Le projet de règlement de janvier était venu préciser qu’une « marque déposée » au sens de la Charte doit être assimilée à une « marque de commerce qui est en cours d’enregistrement2 ». Il aurait donc été suffisant d’avoir produit une demande d’enregistrement pour la marque sans nécessairement avoir obtenu l’enregistrement.

La mouture finale du Règlement prévoit finalement un retour aux exigences qui sont déjà en vigueur, soit d’avoir une « marque de commerce reconnue au sens de la Loi sur les marques de commerce. » Une marque reconnue peut être simplement une marque utilisée sans détenir une demande d’enregistrement. Le critère est donc assoupli par rapport à ce qui était prévu au départ. Cette exigence s’applique tant à l’article 51.1 de la Charte concernant l’exception pour le texte sur les produits qu’à l’article 58.1 de la Charte concernant l’affichage commercial extérieur.

L’obtention d’une demande d’enregistrement pour votre marque dans une autre langue que le français demeure tout de même une bonne manière de démontrer à l’Office de la langue française que vous pouvez bénéficier de l’exception.

4. Inscriptions sur les produits

Le Règlement vient introduire une nouvelle obligation d’inclure une version française de tout générique ou descriptif compris dans une marque affichée dans une autre langue que le français.

Le Règlement vient préciser à son article 27.2 qu’un descriptif réfère à « un ou plusieurs mots décrivant les caractéristiques du produit » et qu’un générique réfère à « un ou plusieurs mots décrivant la nature du produit ».

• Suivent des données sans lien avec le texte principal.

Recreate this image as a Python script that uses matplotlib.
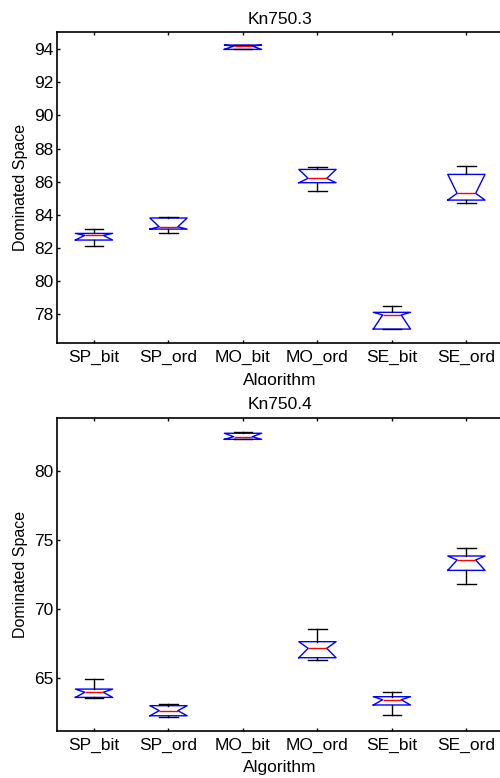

Le même article prévoit qu’un descriptif ou un générique exclut le nom de l’entreprise ou le nom du produit tel qu’il est commercialisé. Finalement, les appellations d’origine et les « noms distinctifs à caractère culturel » sont également exclus en vertu de l’article 27.2 du Règlement.


1 Charte de la langue française, RLRQ c C-11, art. 51.1 et 58.1.
2 Art. 27.4, Projet de règlement, Gazette no 2 du 10-01-2024, page 217. Langue du commerce et des affaires.